Parallel Lines was their third album, a once unlikely milestone for a band who’d been the last of the infamous CBGB’s scene to be offered a deal and whom Patti Smith had at one point dismissed with the comment “Get the fuck out of rock ‘n’ roll.” Producer Mike Chapman – who’d spent time previously honing the chops of Suzi Quatro, Mud and the Sweet – was equally unimpressed at the beginning of the recording process with their technical proficiency, a disease he cured by rehearsing the shit out of the album’s raw materials.

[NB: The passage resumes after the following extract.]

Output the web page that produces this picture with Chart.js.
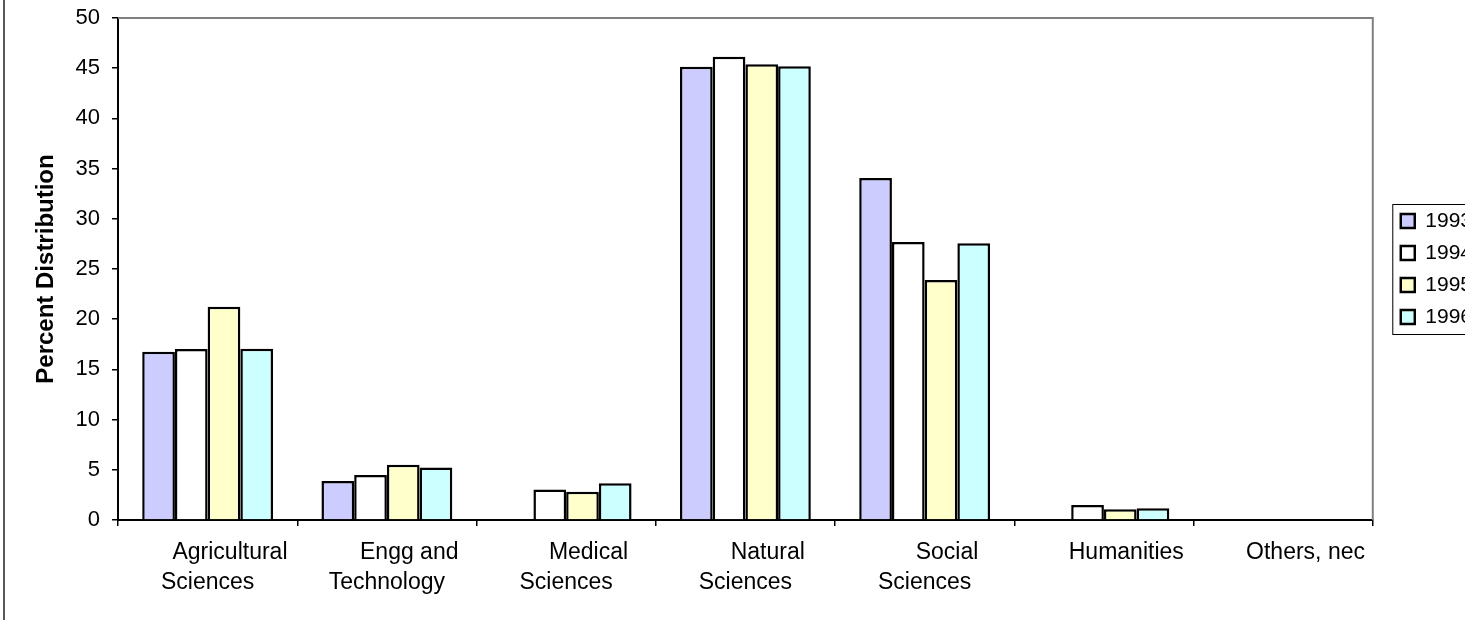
<!DOCTYPE html>
<html>
<head>
<meta charset="utf-8">
<title>Percent Distribution</title>
<script src="https://cdn.jsdelivr.net/npm/chart.js@4/dist/chart.umd.min.js"></script>
<style>
  html, body { margin: 0; padding: 0; background: #fff; overflow: hidden; }
  #wrap { position: relative; width: 1520px; height: 620px; }
</style>
</head>
<body>
<div id="wrap"><canvas id="distChart"></canvas></div>
<script>
// Chart data
const categories = [
    ['Agricultural', 'Sciences'],
    ['Engg and', 'Technology'],
    ['Medical', 'Sciences'],
    ['Natural', 'Sciences'],
    ['Social', 'Sciences'],
    ['Humanities'],
    ['Others, nec']
];
const years = ['1993', '1994', '1995', '1996'];
const values1993 = [16.76, 3.88, null, 45.15, 34.06, null, null];
const values1994 = [17.03, 4.48, 3.05, 46.15, 27.7, 1.5, null];
const values1995 = [21.25, 5.51, 2.82, 45.4, 23.9, 1.06, null];
const values1996 = [17.06, 5.24, 3.65, 45.2, 27.56, 1.16, null];
const yTicks = [0, 5, 10, 15, 20, 25, 30, 35, 40, 45, 50];

const seriesValues = [values1993, values1994, values1995, values1996];
const barColors = ['#CCCCFF', '#FFFFFF', '#FFFFCC', '#CCFFFF'];
const fontFamily = '"Liberation Sans", Arial, sans-serif';

// Excel style frames: plot area top/right, outer left edge, legend box
const framePlugin = {
    id: 'framePlugin',
    afterLayout(chart) {
        chart.legend.left += 17;
        chart.legend.right += 17;
    },
    afterDraw(chart) {
        const ctx = chart.ctx;
        const area = chart.chartArea;
        ctx.save();
        ctx.strokeStyle = '#808080';
        ctx.lineWidth = 2;
        ctx.beginPath();
        ctx.moveTo(area.left, area.top);
        ctx.lineTo(area.right, area.top);
        ctx.lineTo(area.right, area.bottom);
        ctx.stroke();

        ctx.strokeStyle = '#222';
        ctx.lineWidth = 1.5;
        ctx.beginPath();
        ctx.moveTo(4, 0);
        ctx.lineTo(4, chart.height);
        ctx.stroke();

        const lg = chart.legend;
        const pad = lg.options.labels.padding;
        const colH = lg.columnSizes[0].height;
        const top = (lg.top + pad + lg.bottom - colH) / 2;
        ctx.strokeStyle = '#000';
        ctx.lineWidth = 1;
        ctx.strokeRect(lg.left + pad - 8, top - 6, lg.width + 60, colH - pad + 13);
        ctx.restore();
    }
};

document.addEventListener('DOMContentLoaded', function() {
    const el = document.getElementById('distChart');
    new Chart(el, {
        type: 'bar',
        data: {
            labels: categories.map(c => c.join(' ')),
            datasets: years.map((y, i) => ({
                label: y,
                data: seriesValues[i],
                backgroundColor: barColors[i],
                borderColor: '#000',
                borderWidth: 2.5,
                categoryPercentage: 0.73,
                barPercentage: 1.0
            }))
        },
        options: {
            responsive: true,
            maintainAspectRatio: false,
            animation: false,
            layout: { padding: { top: 18, left: 0, right: 55, bottom: 0 } },
            plugins: {
                tooltip: { enabled: false },
                legend: {
                    position: 'right',
                    fullSize: false,
                    labels: {
                        color: '#000',
                        font: { family: fontFamily, size: 21 },
                        boxWidth: 14,
                        boxHeight: 14,
                        padding: 11
                    }
                }
            },
            scales: {
                x: {
                    afterFit: s => { s.height = 100; },
                    grid: { drawOnChartArea: false, drawTicks: true, tickLength: 6, color: '#000', lineWidth: 1.5 },
                    border: { display: true, color: '#000', width: 2 },
                    ticks: {
                        color: '#000',
                        font: { family: fontFamily, size: 23, lineHeight: 1.3 },
                        padding: 12,
                        autoSkip: false,
                        maxRotation: 0,
                        callback: function(v, i) {
                            const lines = categories[i].slice();
                            lines[0] = '       ' + lines[0];
                            return lines;
                        }
                    }
                },
                y: {
                    min: yTicks[0],
                    max: yTicks[yTicks.length - 1],
                    afterFit: s => {
                        s.width = 118;
                        s.paddingTop = 0;
                        s.paddingBottom = 0;
                    },
                    grid: { drawOnChartArea: false, drawTicks: true, tickLength: 6, color: '#000', lineWidth: 1.5 },
                    border: { display: true, color: '#000', width: 2 },
                    ticks: {
                        stepSize: yTicks[1] - yTicks[0],
                        color: '#000',
                        font: { family: fontFamily, size: 22 },
                        padding: 12
                    },
                    title: {
                        display: true,
                        text: 'Percent Distribution',
                        color: '#000',
                        font: { family: fontFamily, size: 24, weight: 'bold' },
                        padding: { top: 32, bottom: 0 }
                    }
                }
            }
        },
        plugins: [framePlugin]
    });
});
</script>
</body>
</html>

Chapman had been especially interested by a track the band had originally premiered in 1975 called Once I Had A Love, or The Disco Song, which boasted a scrabbly guitar and Modern Lovers feel. Having failed to make the cut on the first two releases, his aim for the re-recorded version – now known as Heart of Glass – would be much higher. It wasn’t one shared by everyone, Chris Stein telling Mojo in 2000 “We didn’t expect the song to be that big. It was a novelty item to put more diversity into the record.”

Short lived, LA power pop trio The Nerves are now regarded as one of the forefathers of the city’s punk scene, but during their brief lifetime they released only a solitary EP in 1976, Hanging On The Telephone. Two years later their former singer Jack Lee was destitute and about to have his electricity cut off before getting a call from Debbie Harry asking him if they could cover what had been their finest moment. Lee gratefully accepted.

The Blondie version is in many ways a faithful recreation of the original, right down to the phone noise at the beginning, but Harry turns into something lustful, abandoned and x-rated, giving the song qualities it never knew it could have just by turning the creepy stalker theme on it’s head. In retrospect, it’s one of the greatest straight covers of all time.

Parallel Lines went on to be the foundation of the slick, ultra cool Manhattanite Blondie the public would come to know; there was a period in 1979 where it felt like it was simultaneously playing on 90% of the world’s turntables. But if there are to be just two songs with which to acknowledge it’s and their enduring legacy, then god help us all, these will be those.